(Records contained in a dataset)
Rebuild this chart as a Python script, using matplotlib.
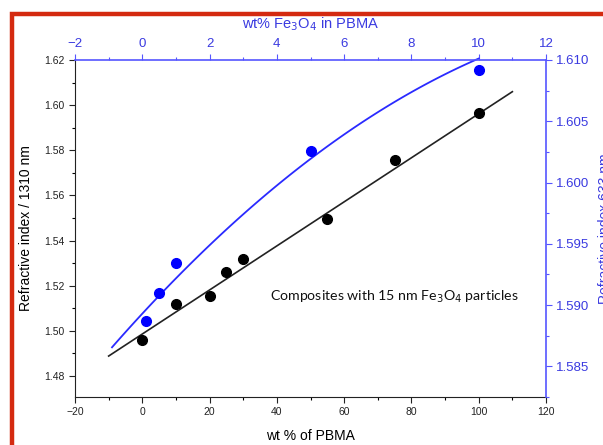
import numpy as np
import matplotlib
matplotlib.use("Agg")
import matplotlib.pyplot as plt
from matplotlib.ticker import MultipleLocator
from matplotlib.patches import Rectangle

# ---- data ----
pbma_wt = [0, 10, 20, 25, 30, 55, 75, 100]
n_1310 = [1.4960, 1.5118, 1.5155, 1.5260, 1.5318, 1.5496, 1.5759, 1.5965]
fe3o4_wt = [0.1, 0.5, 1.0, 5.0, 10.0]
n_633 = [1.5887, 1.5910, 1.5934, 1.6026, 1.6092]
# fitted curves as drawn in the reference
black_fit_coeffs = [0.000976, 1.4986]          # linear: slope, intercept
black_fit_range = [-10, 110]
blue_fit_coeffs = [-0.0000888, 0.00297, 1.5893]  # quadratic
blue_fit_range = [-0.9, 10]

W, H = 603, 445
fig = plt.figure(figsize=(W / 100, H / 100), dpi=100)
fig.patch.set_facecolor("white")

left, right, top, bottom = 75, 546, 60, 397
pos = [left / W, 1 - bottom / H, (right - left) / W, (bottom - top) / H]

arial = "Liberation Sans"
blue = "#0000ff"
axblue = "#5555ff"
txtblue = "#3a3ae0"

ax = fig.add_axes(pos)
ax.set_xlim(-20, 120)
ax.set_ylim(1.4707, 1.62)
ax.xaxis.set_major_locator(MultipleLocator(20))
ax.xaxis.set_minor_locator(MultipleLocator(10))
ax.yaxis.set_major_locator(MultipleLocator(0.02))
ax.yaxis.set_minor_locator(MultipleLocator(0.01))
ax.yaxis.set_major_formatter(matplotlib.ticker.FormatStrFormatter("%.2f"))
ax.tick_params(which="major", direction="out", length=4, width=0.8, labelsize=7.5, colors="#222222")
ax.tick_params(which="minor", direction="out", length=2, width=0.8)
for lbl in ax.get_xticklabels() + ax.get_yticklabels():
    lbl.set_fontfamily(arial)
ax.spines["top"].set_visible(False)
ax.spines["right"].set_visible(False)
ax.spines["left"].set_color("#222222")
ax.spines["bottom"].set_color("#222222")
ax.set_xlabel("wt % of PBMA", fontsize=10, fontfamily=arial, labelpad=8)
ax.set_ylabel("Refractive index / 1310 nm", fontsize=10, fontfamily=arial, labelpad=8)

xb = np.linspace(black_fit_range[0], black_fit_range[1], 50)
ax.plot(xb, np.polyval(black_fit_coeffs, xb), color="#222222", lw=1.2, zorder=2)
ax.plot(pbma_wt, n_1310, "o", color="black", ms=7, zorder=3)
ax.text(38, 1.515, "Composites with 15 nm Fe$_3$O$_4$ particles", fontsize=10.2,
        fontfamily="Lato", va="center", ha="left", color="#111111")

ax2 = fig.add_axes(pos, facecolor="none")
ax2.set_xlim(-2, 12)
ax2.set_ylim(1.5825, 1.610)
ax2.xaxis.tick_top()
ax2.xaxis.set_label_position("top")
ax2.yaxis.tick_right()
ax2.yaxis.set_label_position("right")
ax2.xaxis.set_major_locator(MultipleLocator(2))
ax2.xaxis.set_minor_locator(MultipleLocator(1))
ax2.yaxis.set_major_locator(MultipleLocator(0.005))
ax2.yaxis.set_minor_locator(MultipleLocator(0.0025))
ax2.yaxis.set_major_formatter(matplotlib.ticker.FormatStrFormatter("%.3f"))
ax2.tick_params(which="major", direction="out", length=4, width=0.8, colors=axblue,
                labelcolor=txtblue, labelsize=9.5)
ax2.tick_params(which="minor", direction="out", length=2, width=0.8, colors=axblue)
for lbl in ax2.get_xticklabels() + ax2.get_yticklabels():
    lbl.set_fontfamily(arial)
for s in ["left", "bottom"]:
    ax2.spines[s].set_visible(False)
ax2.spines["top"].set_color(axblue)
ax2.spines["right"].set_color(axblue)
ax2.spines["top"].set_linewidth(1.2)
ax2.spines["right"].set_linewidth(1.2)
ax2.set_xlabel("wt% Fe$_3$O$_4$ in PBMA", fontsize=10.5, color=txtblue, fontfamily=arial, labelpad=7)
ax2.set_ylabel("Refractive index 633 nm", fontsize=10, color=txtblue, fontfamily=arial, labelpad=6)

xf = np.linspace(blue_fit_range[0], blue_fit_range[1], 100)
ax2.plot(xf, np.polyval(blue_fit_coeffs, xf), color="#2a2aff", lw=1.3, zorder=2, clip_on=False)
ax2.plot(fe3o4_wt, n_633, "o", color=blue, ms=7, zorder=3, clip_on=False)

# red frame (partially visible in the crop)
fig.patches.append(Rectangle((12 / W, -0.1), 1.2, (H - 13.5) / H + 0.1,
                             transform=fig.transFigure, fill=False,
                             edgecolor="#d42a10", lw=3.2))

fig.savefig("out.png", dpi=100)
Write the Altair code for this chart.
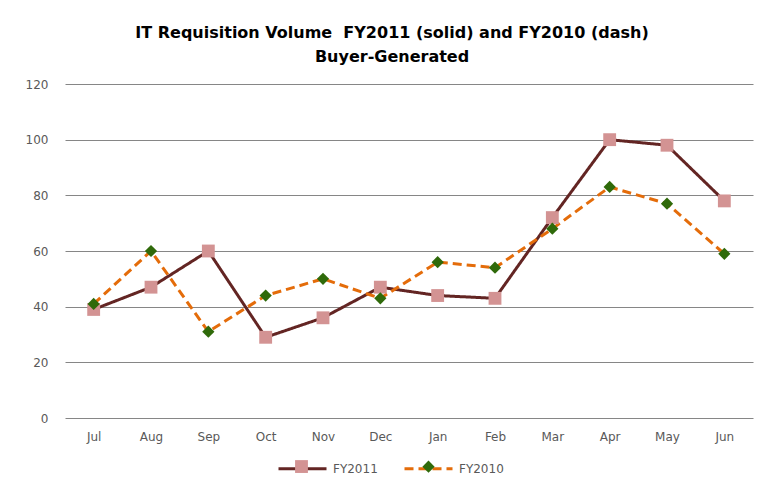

» **Request**
Copy each line of the entries that includes the word "matplotlib".

» **Solution to this task**
Rebuild this chart as a Python script, using matplotlib.
import matplotlib
matplotlib.use("Agg")
import matplotlib.pyplot as plt
from matplotlib.ticker import MultipleLocator
from matplotlib.patches import Rectangle
ax.yaxis.set_major_formatter(matplotlib.ticker.FormatStrFormatter("%.2f"))
ax2.yaxis.set_major_formatter(matplotlib.ticker.FormatStrFormatter("%.3f"))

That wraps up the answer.